As a young soldier, Mr. Rozek was captured by the Nazis, who held him and other POWs in a slave-labor camp.
"Rats used to run over him at night," Elizabeth Rozek said. "He used to say that he didn't like the accommodations, so he escaped."
Along with another prisoner, Mr. Rozek made his way to Budapest, Hungary. After narrowly escaping from a German SS officer and falsifying papers, he made his way to England. There, he became the commander of a reconnaissance platoon in the First Polish Armored Division.
He fought from Normandy to northern Germany and was wounded three times, his wife said.
In 1949, Mr. Rozek left for America with $50 in his pocket and a suitcase filled with books.
"He decided that the only way to stop war . . . and to break this cycle is to teach," his wife said.
Working his way on a dairy farm and at a gas station, Mr. Rozek attended Harvard University, where he earned his doctorate in philosophy. In 1956, he became a professor of comparative governments at the University of Colorado.
During his career as an educator, Mr. Rozek was director of the Central and East European Studies Program for 25 years and deputy editor of the Journal of Central and East European Affairs.
He founded the Institute for the Study of Economic and Political Freedom and the Center for Science and Technology.

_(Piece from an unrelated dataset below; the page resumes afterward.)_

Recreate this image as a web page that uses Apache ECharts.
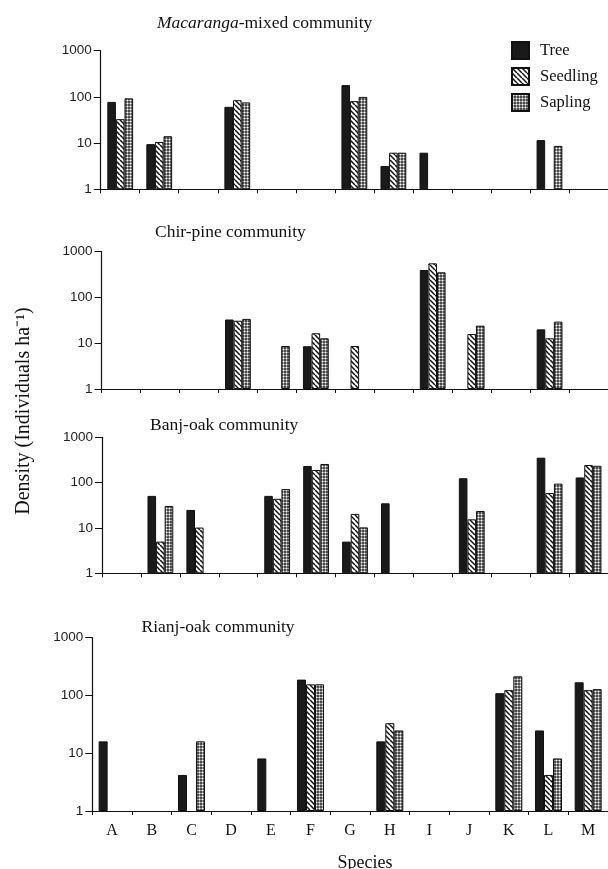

He retired from CU in 1999 after 43 years at the university.
He received the National Foundation Book Award for his book Allied Wartime Diplomacy.
During the 1980 presidential campaign, Mr. Rozek was a member of Reagan's Advisory Council on Defense and Foreign Policy - though he never entered public office himself.
"He said, 'I'd have to give up teaching,' and he didn't want to do that," his wife said.
The couple met in 1974, when Elizabeth Rozek applied for a position as a secretary at the university.
In 2003, then-U.S. Rep. Marilyn Musgrave, R-Colo., read a tribute to Mr. Rozek into the Congressional Record.
"As the famous philosopher Sidney Hook said of Dr. Rozek in the dedication to his book Academic Freedom and Academic Anarchy, Ed is truly an 'embattled fighter for free men, free society and a free university against fascism, communism and totalitarian liberalism,' " the entry states. "May God bless Dr. Edward Rozek and his epic legacy of service to free people everywhere."
Mr. Rozek is survived by his wife; two sons, Christopher and Jonathan; and four grandchildren.